Why Museums Need Blockbuster Exhibitions: Hannover's Sprengel Museum Prepares Major Show Featuring Niki de Saint Phalle, Kusama, and Murakami
Sayart
sayart2022@gmail.com | 2025-08-29 10:17:46
The Sprengel Museum in Hannover is preparing to unveil one of its most ambitious exhibitions in years, featuring works by three iconic contemporary artists: Niki de Saint Phalle, Yayoi Kusama, and Takashi Murakami. The exhibition "Niki. Kusama. Murakami. Love You for Infinity" will open on September 6 and run for nearly six months, spanning 2,000 square meters of exhibition space across twelve rooms with 110 works from 18 lenders.
Sometimes art needs to get a little louder in the city, and it must. While art and noise don't typically go together well, and art appreciation still has much to do with distinction and the feeling of being something special through connoisseurship, sometimes there must be major art events that draw the masses. These blockbuster art exhibitions boost visitor numbers and ensure that museums become the talk of the town.

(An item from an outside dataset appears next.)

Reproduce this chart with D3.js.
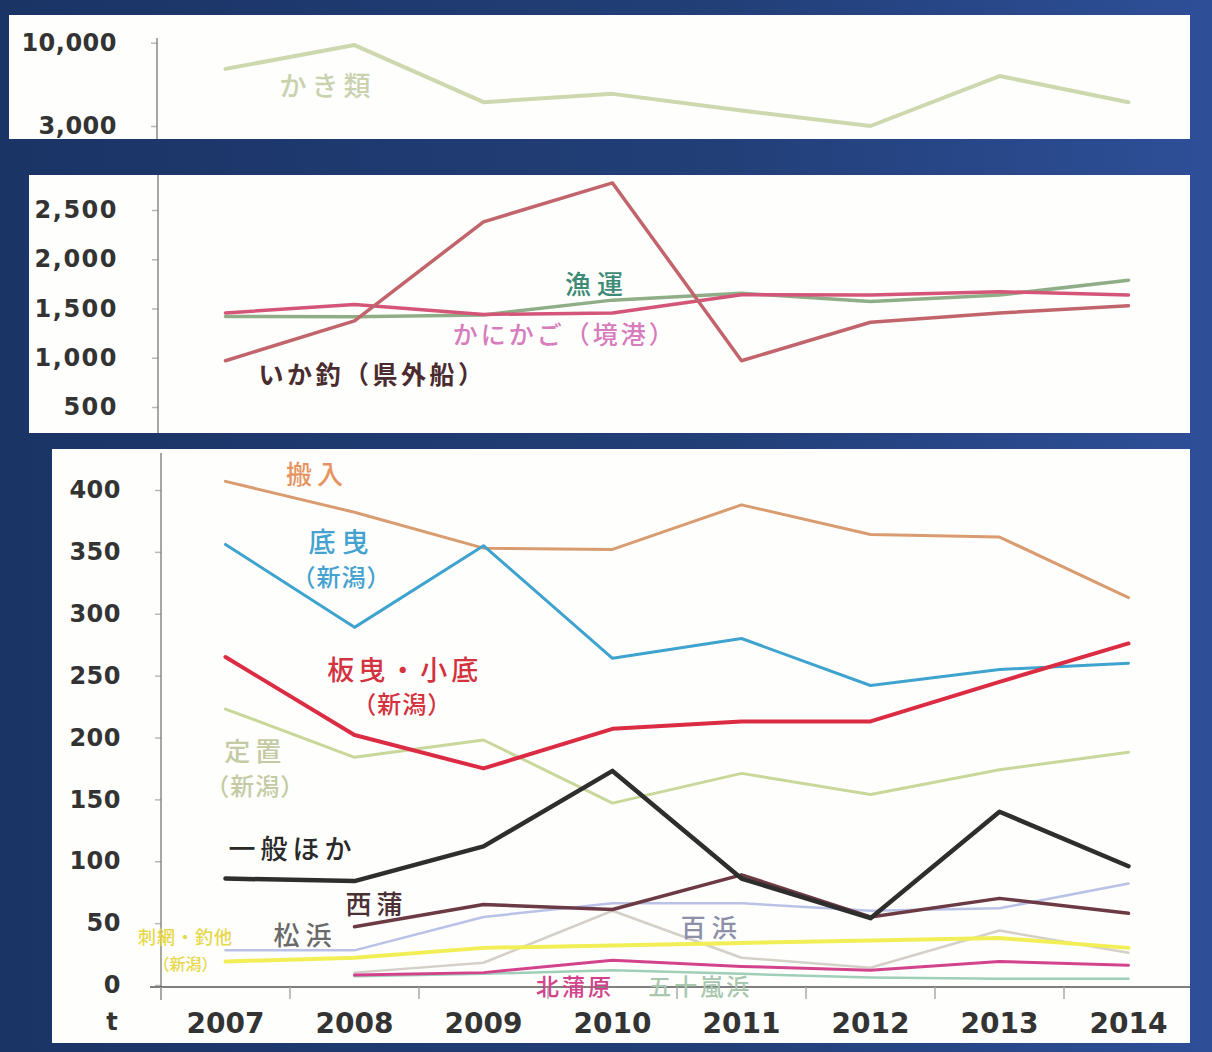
<!DOCTYPE html>
<html>
<head>
<meta charset="utf-8">
<script src="https://cdn.jsdelivr.net/npm/d3@7"></script>
<style>
  html, body { margin: 0; padding: 0; background: #213c74; }
  svg { display: block; }
</style>
</head>
<body>
<svg id="chart" width="1212" height="1052"></svg>
<script>
// ---- data (t, by year) ----
const years = [2007, 2008, 2009, 2010, 2011, 2012, 2013, 2014];

// upper panel
const kakiRui = [7800, 9800, 5000, 5700, 4300, 3000, 7200, 5000];
const topTicks = [3000, 10000];

// middle panel
const ikaTsuri = [970, 1375, 2380, 2775, 970, 1360, 1455, 1528];
const gyoun = [1420, 1415, 1435, 1585, 1655, 1570, 1637, 1787];
const kanikago = [1455, 1540, 1440, 1455, 1640, 1637, 1671, 1637];
const midTicks = [500, 1000, 1500, 2000, 2500];

// lower panel
const hannyu = [407, 382, 353, 352, 388, 364, 362, 313];
const sokobiki = [356, 289, 355, 264, 280, 242, 255, 260];
const itabiki = [265, 202, 175, 207, 213, 213, 245, 276];
const teichi = [223, 184, 198, 147, 171, 154, 174, 188];
const ippan = [86, 84, 112, 173, 86, 54, 140, 96];
const nishikan = [null, 47, 65, 61, 89, 55, 70, 58];
const matsuhama = [28, 28, 55, 66, 66, 60, 62, 82];
const sashiami = [19, 22, 30, 32, 34, 36, 38, 30];
const hyakuhama = [null, 10, 18, 60, 22, 14, 44, 26];
const kitakan = [null, 8, 10, 20, 15, 12, 19, 16];
const igarashi = [null, 7, 9, 12, 9, 6, 5, 5];
const lowTicks = [0, 50, 100, 150, 200, 250, 300, 350, 400];

const svg = d3.select("#chart");
const W = 1212, H = 1052;

// slide backdrop
const defs = svg.append("defs");
const grad = defs.append("linearGradient").attr("id", "bg").attr("x1", 0).attr("x2", 1).attr("y1", 0).attr("y2", 0);
grad.append("stop").attr("offset", "0%").attr("stop-color", "#1b3466");
grad.append("stop").attr("offset", "60%").attr("stop-color", "#223f78");
grad.append("stop").attr("offset", "100%").attr("stop-color", "#2e4f98");
svg.append("rect").attr("width", W).attr("height", H).attr("fill", "url(#bg)");

// shared year scale: each year sits in the middle of its band
const x = d3.scaleLinear().domain([2006.5, 2014.5]).range([161, 1193]);

const numFont = "'DejaVu Sans', Verdana, sans-serif";
const jpFont = "'Noto Sans CJK JP', 'Noto Sans', sans-serif";

function panel(rect) {
  svg.append("rect")
    .attr("x", rect.x).attr("y", rect.y)
    .attr("width", rect.w).attr("height", rect.h)
    .attr("fill", "#fefefc");
}

function yAxis(g, y, ticks, fmt, axisX, top, bottom, fontSize, spacing) {
  const ax = g.append("g").attr("transform", `translate(${axisX},0)`)
    .call(d3.axisLeft(y).tickValues(ticks).tickFormat(fmt).tickSize(6).tickPadding(34));
  ax.select(".domain").remove();
  ax.selectAll(".tick line").attr("stroke", "#b8b8b8").attr("stroke-width", 1.5);
  ax.selectAll(".tick text")
    .attr("fill", "#333")
    .attr("font-family", numFont)
    .attr("font-weight", "bold")
    .attr("font-size", fontSize)
    .attr("letter-spacing", spacing);
  g.append("line").attr("x1", axisX).attr("x2", axisX).attr("y1", top).attr("y2", bottom)
    .attr("stroke", "#777").attr("stroke-width", 1.3);
}

function drawLine(g, y, values, color, width, opacity) {
  const pts = years.map((yr, i) => ({ yr, v: values[i] }));
  g.append("path")
    .datum(pts)
    .attr("fill", "none")
    .attr("stroke", color)
    .attr("stroke-width", width)
    .attr("stroke-opacity", opacity == null ? 1 : opacity)
    .attr("stroke-linejoin", "round")
    .attr("stroke-linecap", "round")
    .attr("d", d3.line().defined(d => d.v != null).x(d => x(d.yr)).y(d => y(d.v)));
}

function label(g, y, yr, v, text, color, size, weight, spacing) {
  g.append("text")
    .attr("x", x(yr)).attr("y", y(v))
    .attr("text-anchor", "middle")
    .attr("dominant-baseline", "central")
    .attr("font-family", jpFont)
    .attr("font-size", size)
    .attr("font-weight", weight || "500")
    .attr("letter-spacing", spacing == null ? 4 : spacing)
    .attr("fill", color)
    .text(text);
}

// ---------- upper panel ----------
panel({ x: 9, y: 15, w: 1181, h: 124 });
const gTop = svg.append("g");
const yTop = d3.scaleLinear().domain([3000, 10000]).range([126, 42.7]);
yAxis(gTop, yTop, topTicks, d3.format(","), 157, 38, 139, 24, 0.5);
drawLine(gTop, yTop, kakiRui, "#cdd8ae", 4);
label(gTop, yTop, 2007.79, 6450, "かき類", "#c9d2ae", 27, "500", 5);

// ---------- middle panel ----------
panel({ x: 29, y: 175, w: 1161, h: 258 });
const gMid = svg.append("g");
const yMid = d3.scaleLinear().domain([500, 2500]).range([407, 210]);
yAxis(gMid, yMid, midTicks, d3.format(","), 158, 175, 433, 24, 1.5);
drawLine(gMid, yMid, gyoun, "#8fae88", 3.5);
drawLine(gMid, yMid, kanikago, "#d45577", 3.5);
drawLine(gMid, yMid, ikaTsuri, "#c2646c", 3.5);
label(gMid, yMid, 2009.88, 1760, "漁運", "#3d8a76", 26, "500", 6);
label(gMid, yMid, 2009.63, 1252, "かにかご（境港）", "#d77cbc", 25, "500", 3);
label(gMid, yMid, 2008.14, 846, "いか釣（県外船）", "#4a2b30", 25, "bold", 3.5);

// ---------- lower panel ----------
panel({ x: 52, y: 449, w: 1138, h: 594 });
const gLow = svg.append("g");
const yLow = d3.scaleLinear().domain([0, 400]).range([985, 490]);
yAxis(gLow, yLow, lowTicks, d3.format("d"), 161, 453, 1000, 24, 0.5);

// x axis along zero
gLow.append("line").attr("x1", 150).attr("x2", 1190).attr("y1", yLow(0) + 2).attr("y2", yLow(0) + 2)
  .attr("stroke", "#555").attr("stroke-width", 1.5);
const bounds = d3.range(2006.5, 2014, 1);
gLow.selectAll(".xtick").data(bounds).join("line")
  .attr("x1", d => x(d)).attr("x2", d => x(d))
  .attr("y1", yLow(0) + 2).attr("y2", yLow(0) + 14)
  .attr("stroke", "#aaa").attr("stroke-width", 1.5);
gLow.selectAll(".year").data(years).join("text")
  .attr("x", d => x(d)).attr("y", 1033)
  .attr("text-anchor", "middle")
  .attr("font-family", numFont).attr("font-weight", "bold").attr("font-size", 28)
  .attr("fill", "#333")
  .text(d => d);
gLow.append("text").attr("x", 112).attr("y", 1030).attr("text-anchor", "middle")
  .attr("font-family", numFont).attr("font-weight", "bold").attr("font-size", 24)
  .attr("fill", "#333").text("t");

// faint minor series first
drawLine(gLow, yLow, igarashi, "#9fcfb8", 2.5);
drawLine(gLow, yLow, hyakuhama, "#d4d0c8", 2.5);
drawLine(gLow, yLow, matsuhama, "#b9c2e6", 2.5);
drawLine(gLow, yLow, sashiami, "#f1ef55", 4);
drawLine(gLow, yLow, kitakan, "#d2438c", 3);
drawLine(gLow, yLow, nishikan, "#6b3a44", 3.5);
drawLine(gLow, yLow, teichi, "#c9d79a", 3);
drawLine(gLow, yLow, hannyu, "#d99c70", 3);
drawLine(gLow, yLow, sokobiki, "#3fa3cf", 3);
drawLine(gLow, yLow, itabiki, "#dc2c44", 4);
drawLine(gLow, yLow, ippan, "#2e2e2e", 4.5);

label(gLow, yLow, 2007.71, 414, "搬入", "#e59461", 26, "500", 5);
label(gLow, yLow, 2007.90, 359, "底曳", "#43a2cf", 27, "500", 6);
label(gLow, yLow, 2007.90, 331, "（新潟）", "#43a2cf", 24, "500", 1);
label(gLow, yLow, 2008.39, 256, "板曳・小底", "#d3323f", 27, "500", 4);
label(gLow, yLow, 2008.37, 228, "（新潟）", "#d3323f", 24, "500", 1);
label(gLow, yLow, 2007.23, 190, "定置", "#c4cba4", 26, "500", 5);
label(gLow, yLow, 2007.23, 162, "（新潟）", "#c4cba4", 24, "500", 1);
label(gLow, yLow, 2007.52, 111, "一般ほか", "#2a2a2a", 27, "500", 5);
label(gLow, yLow, 2008.17, 67, "西蒲", "#4a3034", 26, "500", 5);
label(gLow, yLow, 2007.62, 42, "松浜", "#6a6a6a", 26, "500", 6);
label(gLow, yLow, 2006.69, 40, "刺網・釣他", "#e6d84a", 18, "500", 1);
label(gLow, yLow, 2006.69, 18, "（新潟）", "#e6d84a", 16, "500", 0);
label(gLow, yLow, 2010.77, 48, "百浜", "#8b8fa8", 25, "500", 6);
label(gLow, yLow, 2009.71, 0, "北蒲原", "#d2438c", 23, "500", 3);
label(gLow, yLow, 2010.68, 0, "五十嵐浜", "#a9c7ae", 23, "500", 3);
</script>
</body>
</html>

Major art events allow institutions to make noise, wake up audiences, and demonstrate that they are still relevant and valuable. Cultural politicians appreciate this approach, as blockbuster exhibitions show that the masses not only support art but can also benefit from it. Museum Director Reinhard Spieler hopes to attract 200,000 visitors to this superlative exhibition.
The museum has announced the exhibition with phrases like "art of superlatives" and "highlight of international format – made possible through cultural partnership with enercity." They describe it as an ambitious exhibition project, an exclamation point, and an artistic dialogue between three icons of contemporary art. The exhibition project commemorates the 25th anniversary of Niki de Saint Phalle's donation of more than 400 works to the Sprengel Museum.
According to a museum announcement, "With Love You For Infinity, the Sprengel Museum Hannover affirms its claim to combine cultural relevance with aesthetic vision and international appeal." International appeal and cultural relevance are worthy goals, but how does one achieve them? Often, the combination of well-known artist names or collaboration between different institutions helps.
The Sprengel Museum has succeeded with both strategies in the past. The success of the "Marc Macke Delaunay" exhibition in 2009 was spectacular, attracting 270,000 visitors to the Sprengel Museum. Not quite as successful but still very encouraging were the visitor numbers for collaborations with other Hannover art institutions. The exhibitions "Made in Germany" (2007) and "Made in Germany Two" (2012), where the Sprengel Museum collaborated with the Kestner Society and the Hannover Art Association, also achieved visitor records (41,500 in 2007, 35,000 in 2012) and garnered national attention for these exhibitions featuring exciting contemporary German art.
One exhibition in Hannover received particularly widespread national attention twenty years ago. Santiago Sierra, invited by then-director Veit Görner, transformed the Kestner Society into "House in Mud," having 120 cubic meters of mud and peat hauled into the building. Heated discussions about the tasks and limits of art ensued, with reader letters calling it a "mess" while arts pages indulged in wordplay.
Visitors to the mud rooms painted hearts on the walls with the sludge. Eventually, someone mixed cress seeds into the mud, leading to unexpected growth. This was actually unnecessary – art in Hannover was already flourishing beautifully at that time. These grand exhibitions demonstrate how cultural institutions must occasionally create spectacle to maintain relevance and public engagement in an increasingly competitive cultural landscape.